I have a Nagios installation that I migrated from 1.x to 2.x (2.5 to be exact) on Gentoo. I kept all the service/host/command configs and started fresh for nagios/cgi.cfg. I now have the problem that when a host is in scheduled downtime (slept), service recovery notifications will still be sent. This is annoying since when you sleep a host, you expect no notifications to come from it at all. The 2.x documentation even says this should be the case.
I tried this migration before (around 2.3) and it did the same thing then. After using the same configs (with the needed minor adjustments relating to contact groups), 1.x works properly.
So is this a problem with 2.x or something hidden in my configs or host/service templates?
Any clues are appreciated.
Try 2.6, and see if that fixes it.
I upgraded to 2.6… Still has the same behavior but I can expand on the problem…

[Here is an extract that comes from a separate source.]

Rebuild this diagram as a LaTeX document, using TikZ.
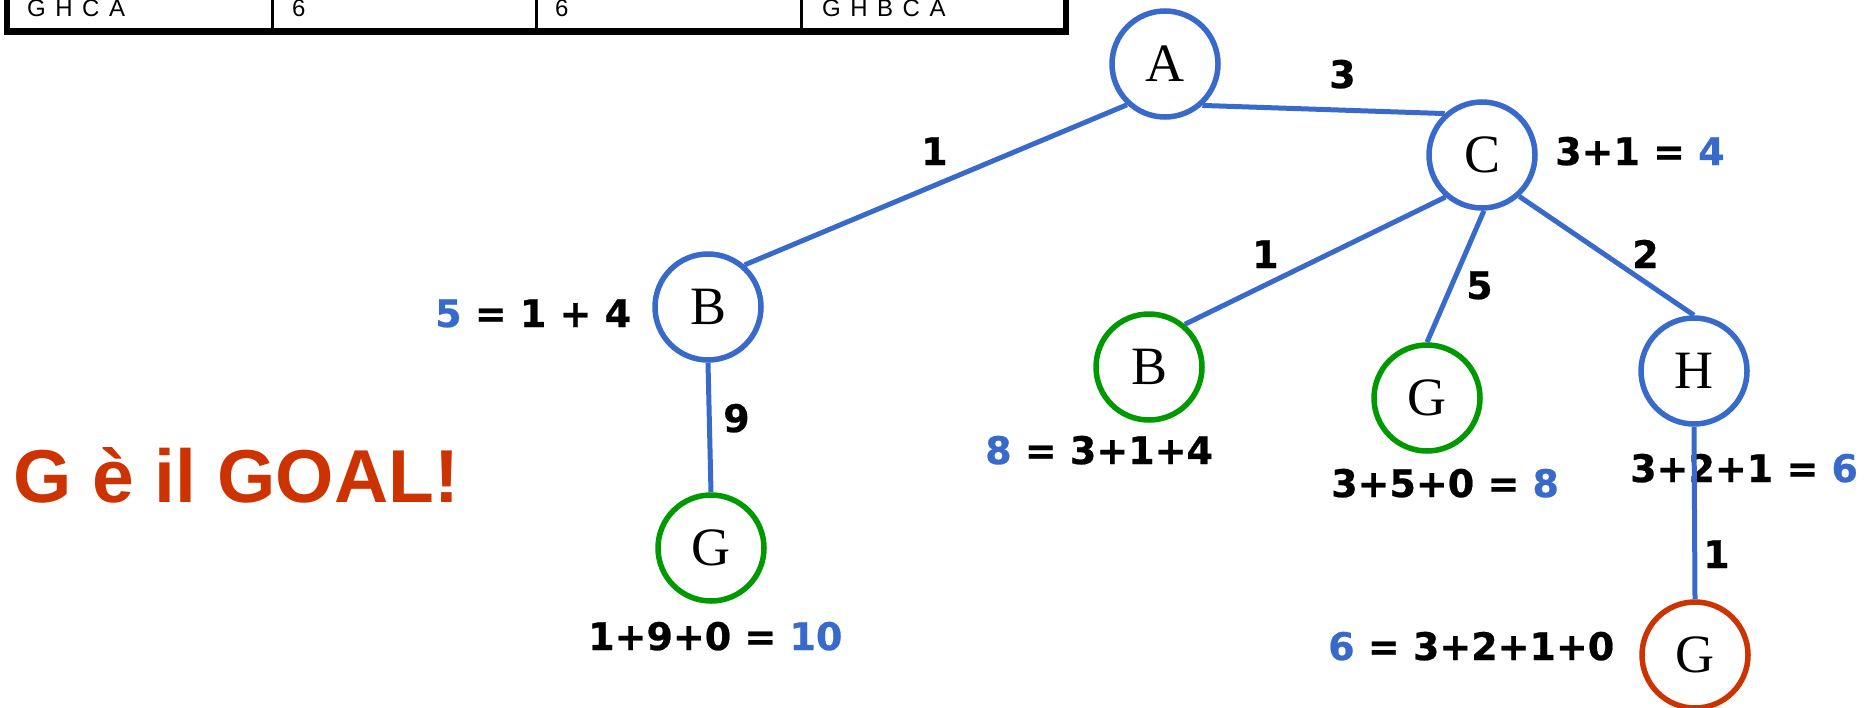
\documentclass[tikz,border=0pt]{standalone}
\usepackage{fontspec}
\setmainfont{Liberation Serif}
\newfontfamily\lblfont{DejaVu Sans}[BoldFeatures={FakeBold=0.6}]
\newfontfamily\arialfont{Liberation Sans}
\definecolor{nblue}{RGB}{56,106,204}
\definecolor{ngreen}{RGB}{0,153,0}
\definecolor{nred}{RGB}{204,51,0}
\newcommand{\tsp}{\hspace{9.5pt}}
\tikzset{
  tnode/.style={circle, draw, line width=5.5pt, minimum size=106pt, inner sep=0pt, fill=white,
    font=\fontsize{54}{60}\selectfont},
  bluec/.style={tnode, draw=nblue},
  greenc/.style={tnode, draw=ngreen},
  redc/.style={tnode, draw=nred},
  lbl/.style={inner sep=0pt, anchor=base west, font=\lblfont\bfseries\fontsize{38}{44}\selectfont},
  tbltxt/.style={inner sep=0pt, anchor=base west, font=\arialfont\fontsize{24}{28}\selectfont},
  edge/.style={draw=nblue, line width=5pt},
}
\begin{document}
\begin{tikzpicture}[x=1pt, y=-1pt]
\useasboundingbox (0,0) rectangle (1876,707);
\clip (0,0) rectangle (1876,707);
% table (bottom row)
\draw[line width=6.5pt] (7,-30) -- (7,31.5) -- (1066,31.5) -- (1066,-30);
\draw[line width=3pt] (272.5,-30) -- (272.5,29);
\draw[line width=3pt] (536,-30) -- (536,29);
\draw[line width=3pt] (801.5,-30) -- (801.5,29);
\node[tbltxt] (t1) at (27,16) {G\tsp H\tsp C\tsp A};
\node[tbltxt] (t2) at (292,16) {6};
\node[tbltxt] (t3) at (555,16) {6};
\node[tbltxt] (t4) at (822,16) {G\tsp H\tsp B\tsp C\tsp A};
% goal text
\node[inner sep=0pt, anchor=base west, text=nred, font=\arialfont\bfseries\fontsize{75}{80}\selectfont] (goal) at (13,502) {G è il GOAL!};
% labels
\node[lbl] (lAC) at (1329,88) {3};
\node[lbl] (lAB) at (921,165) {1};
\node[lbl] (fC) at (1555,165) {3+1 = \textcolor{nblue}{4}};
\node[lbl] (fB1) at (435,327) {\textcolor{nblue}{5} = 1 + 4};
\node[lbl] (lBG) at (723,432) {9};
\node[lbl] (lCB) at (1252,268) {1};
\node[lbl] (lCG) at (1466,299) {5};
\node[lbl] (lCH) at (1632,268) {2};
\node[lbl] (fB2) at (985,464) {\textcolor{nblue}{8} = 3+1+4};
\node[lbl] (fG2) at (1331,497) {3+5+0 = \textcolor{nblue}{8}};
\node[lbl] (fH) at (1630,482) {3+2+1 = \textcolor{nblue}{6}};
\node[lbl] (lHG) at (1703,568) {1};
\node[lbl] (fG3) at (1328,660) {\textcolor{nblue}{6} = 3+2+1+0};
\node[lbl] (fG1) at (588,650) {1+9+0 = \textcolor{nblue}{10}};
% tree nodes
\node[bluec] (A) at (1165,64) {A};
\node[bluec] (C) at (1482,155) {C};
\node[bluec] (B1) at (708,307) {B};
\node[greenc] (G1) at (711,548) {G};
\node[greenc] (B2) at (1149,367) {B};
\node[greenc] (G2) at (1427,398) {G};
\node[bluec] (H) at (1694,371) {H};
\node[redc] (G3) at (1695,655) {G};
% edges
\draw[edge] (A.-48) -- (C.132);
\draw[edge] (A.227) -- (B1.49);
\draw[edge] (B1.south) -- (G1.north);
\draw[edge] (C.-131) -- (B2.50);
\draw[edge] (C.-88) -- (G2.north);
\draw[edge] (C.-48) -- (H.north);
\draw[edge] (H.south) -- (G3.north);
\end{tikzpicture}
\end{document}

it seems that services that have sent problem notifications will send recovery notifications even if the host is “slept” BUT services that haven’t sent problem notifications (i.e. the host was slept prior to the service going critical) will not send recovery notifications while the host is still slept.
Again, this is not proper behavior to my knowledge.

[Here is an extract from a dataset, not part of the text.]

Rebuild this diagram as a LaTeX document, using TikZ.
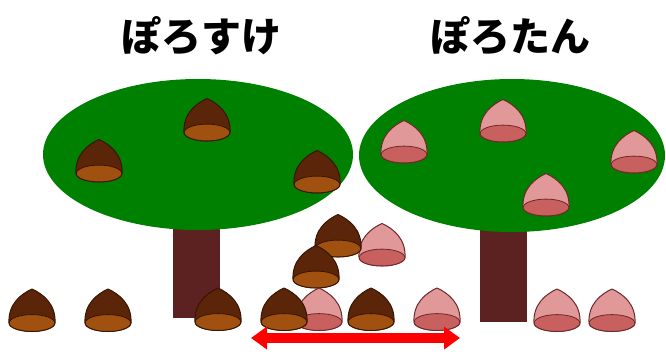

During the period of scheduled downtime, my understanding and experience is that no notifications will be sent. A change of state outside the period of scheduled downtime will result in a notification being sent. For example, a service goes down during the period of downtime, the period of downtime ends and then the service comes up - this results in a recovery notification being sent as the recovery happened outside the period of scheduled downtime.

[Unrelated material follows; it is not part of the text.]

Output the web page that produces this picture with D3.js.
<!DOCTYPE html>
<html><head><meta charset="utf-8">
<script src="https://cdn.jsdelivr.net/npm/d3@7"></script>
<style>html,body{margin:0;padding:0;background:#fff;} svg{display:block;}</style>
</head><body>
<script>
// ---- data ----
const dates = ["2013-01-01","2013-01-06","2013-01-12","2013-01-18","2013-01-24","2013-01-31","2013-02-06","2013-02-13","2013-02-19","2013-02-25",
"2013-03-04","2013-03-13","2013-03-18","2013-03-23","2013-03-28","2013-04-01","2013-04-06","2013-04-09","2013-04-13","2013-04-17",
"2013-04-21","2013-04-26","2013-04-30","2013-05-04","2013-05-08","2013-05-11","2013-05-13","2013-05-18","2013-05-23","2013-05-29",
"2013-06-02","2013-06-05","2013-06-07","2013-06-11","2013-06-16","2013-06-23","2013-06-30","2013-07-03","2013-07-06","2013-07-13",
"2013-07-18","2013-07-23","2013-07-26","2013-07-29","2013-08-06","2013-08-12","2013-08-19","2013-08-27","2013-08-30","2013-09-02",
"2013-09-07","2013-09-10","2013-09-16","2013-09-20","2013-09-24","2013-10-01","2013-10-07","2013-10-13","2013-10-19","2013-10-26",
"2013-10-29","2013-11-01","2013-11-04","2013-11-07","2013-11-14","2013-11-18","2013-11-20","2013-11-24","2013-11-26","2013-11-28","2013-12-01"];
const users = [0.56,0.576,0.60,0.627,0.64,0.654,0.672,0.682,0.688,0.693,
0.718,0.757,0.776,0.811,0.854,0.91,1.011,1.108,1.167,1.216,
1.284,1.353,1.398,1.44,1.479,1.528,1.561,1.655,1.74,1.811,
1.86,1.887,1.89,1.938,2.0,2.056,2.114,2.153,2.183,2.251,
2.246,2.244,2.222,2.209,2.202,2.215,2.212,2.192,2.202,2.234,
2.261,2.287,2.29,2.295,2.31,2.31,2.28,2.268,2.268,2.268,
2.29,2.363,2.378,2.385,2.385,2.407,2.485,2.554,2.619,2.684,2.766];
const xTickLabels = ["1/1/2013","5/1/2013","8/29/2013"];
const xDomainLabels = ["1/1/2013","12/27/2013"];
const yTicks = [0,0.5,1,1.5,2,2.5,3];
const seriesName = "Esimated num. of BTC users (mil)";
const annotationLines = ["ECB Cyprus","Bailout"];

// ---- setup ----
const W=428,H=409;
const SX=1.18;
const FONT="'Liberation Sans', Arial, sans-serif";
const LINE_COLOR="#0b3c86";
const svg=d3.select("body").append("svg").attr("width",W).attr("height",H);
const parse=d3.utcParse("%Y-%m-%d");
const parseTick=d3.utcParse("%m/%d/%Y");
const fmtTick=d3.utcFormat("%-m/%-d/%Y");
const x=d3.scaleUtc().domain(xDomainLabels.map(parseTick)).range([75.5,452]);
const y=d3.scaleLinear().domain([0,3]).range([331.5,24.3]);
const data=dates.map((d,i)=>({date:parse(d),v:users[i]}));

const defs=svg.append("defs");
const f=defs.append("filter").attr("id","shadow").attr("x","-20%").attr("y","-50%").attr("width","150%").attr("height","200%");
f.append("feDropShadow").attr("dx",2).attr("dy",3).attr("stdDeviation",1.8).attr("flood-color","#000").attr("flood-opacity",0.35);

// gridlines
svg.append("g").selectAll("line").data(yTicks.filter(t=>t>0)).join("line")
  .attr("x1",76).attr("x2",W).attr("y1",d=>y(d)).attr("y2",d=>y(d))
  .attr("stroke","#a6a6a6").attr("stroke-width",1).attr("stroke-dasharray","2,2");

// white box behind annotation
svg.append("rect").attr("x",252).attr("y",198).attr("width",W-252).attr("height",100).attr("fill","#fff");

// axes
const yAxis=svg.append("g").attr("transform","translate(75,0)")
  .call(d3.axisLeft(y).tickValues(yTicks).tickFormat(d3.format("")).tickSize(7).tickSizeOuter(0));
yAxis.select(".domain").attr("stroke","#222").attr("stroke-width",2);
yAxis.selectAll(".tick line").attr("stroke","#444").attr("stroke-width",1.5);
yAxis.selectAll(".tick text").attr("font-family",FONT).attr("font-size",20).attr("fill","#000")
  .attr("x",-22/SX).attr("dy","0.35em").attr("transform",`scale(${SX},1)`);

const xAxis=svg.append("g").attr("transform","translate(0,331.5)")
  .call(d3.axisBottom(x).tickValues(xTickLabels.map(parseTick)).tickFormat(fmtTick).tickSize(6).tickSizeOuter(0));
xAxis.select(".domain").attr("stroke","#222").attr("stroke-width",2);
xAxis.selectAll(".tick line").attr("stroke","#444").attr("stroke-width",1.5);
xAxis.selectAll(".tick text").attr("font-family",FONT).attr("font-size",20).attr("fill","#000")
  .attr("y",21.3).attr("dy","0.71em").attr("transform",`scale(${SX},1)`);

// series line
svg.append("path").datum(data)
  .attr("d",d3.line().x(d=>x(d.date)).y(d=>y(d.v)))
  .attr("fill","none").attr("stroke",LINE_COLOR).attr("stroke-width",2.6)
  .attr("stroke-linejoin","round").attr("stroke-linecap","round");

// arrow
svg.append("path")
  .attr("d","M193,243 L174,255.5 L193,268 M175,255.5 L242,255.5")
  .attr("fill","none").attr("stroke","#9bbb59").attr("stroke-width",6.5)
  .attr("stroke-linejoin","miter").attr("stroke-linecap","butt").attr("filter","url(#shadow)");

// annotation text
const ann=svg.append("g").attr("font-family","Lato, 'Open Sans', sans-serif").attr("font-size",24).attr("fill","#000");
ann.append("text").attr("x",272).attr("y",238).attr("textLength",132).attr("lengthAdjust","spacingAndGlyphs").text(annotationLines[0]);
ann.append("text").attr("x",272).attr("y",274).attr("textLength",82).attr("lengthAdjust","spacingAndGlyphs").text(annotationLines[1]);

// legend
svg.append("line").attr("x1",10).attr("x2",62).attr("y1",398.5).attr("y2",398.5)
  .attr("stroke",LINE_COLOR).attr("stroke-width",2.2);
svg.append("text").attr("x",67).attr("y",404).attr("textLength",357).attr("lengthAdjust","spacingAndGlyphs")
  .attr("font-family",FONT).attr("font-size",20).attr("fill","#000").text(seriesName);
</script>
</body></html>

Scheduled downtime does not affect whether checks are done, nor whether the status is displayed on the screen. It only affects whether notifications are sent or not (and I guess escalation).
That’s my experience anyway; I haven’t gone so far as to checking under the bonnet to see if that’s what the code is supposed to do.
I think I see the problem now. YOu have only scheduled downtime for the host. You also must schedule downtime for the services too. Try that and see if it works.
I just completed some experiments with this very problem using nagios 3.2.0 on RHEL5.2. Here are the characteristics that I have found.
Service A Critical hard state reached and corresponding notification sent
Downtime scheduled for Service A’s host until well beyond when the recovery occurred.
Service A Recovery hard state (Ok) reached and corresponding notification sent.
The next test I did was to verify that I didn’t need to schedule downtime for the service as well, so I repeated the above scenario except that I scheduled downtime for Service A and for Service A’s host. The results were the same. Finally, as a sanity test, I did the following…
Schedule downtime for Service A’s host (only host downtime) until well beyond the next set of tests.
Service A Critical hard state reached and NO notification sent
Service A Recovery hard state (Ok) reached and NO notification sent.
I still need to verify this on 3.2.3. I will do so and post results when I get to it. This begs the question though as to why a notification was sent out during a scheduled downtime window. The only difference here is that the service entered the non-OK hard state before the downtime began. If all events occurred within the downtime window, it worked exactly as expected.
In my opinion, this appears to be a bug in the code, but I’m willing to listen to reasoning as to why it would behave in this fashion. This appears to be a seldom encountered scenario, however, if you forgot to schedule down time for something until after you started maintenance, it’s kind of a pain to get these notifications while you’re in the outage window and there doesn’t appear to be any way to stop them unless you specifically disable notifications for the service.
I just confirmed this behavior with Nagios 3.2.3 as well.
Confirmed this on 3.3.1 too. I’ll submit a bug the the Nagios tracker.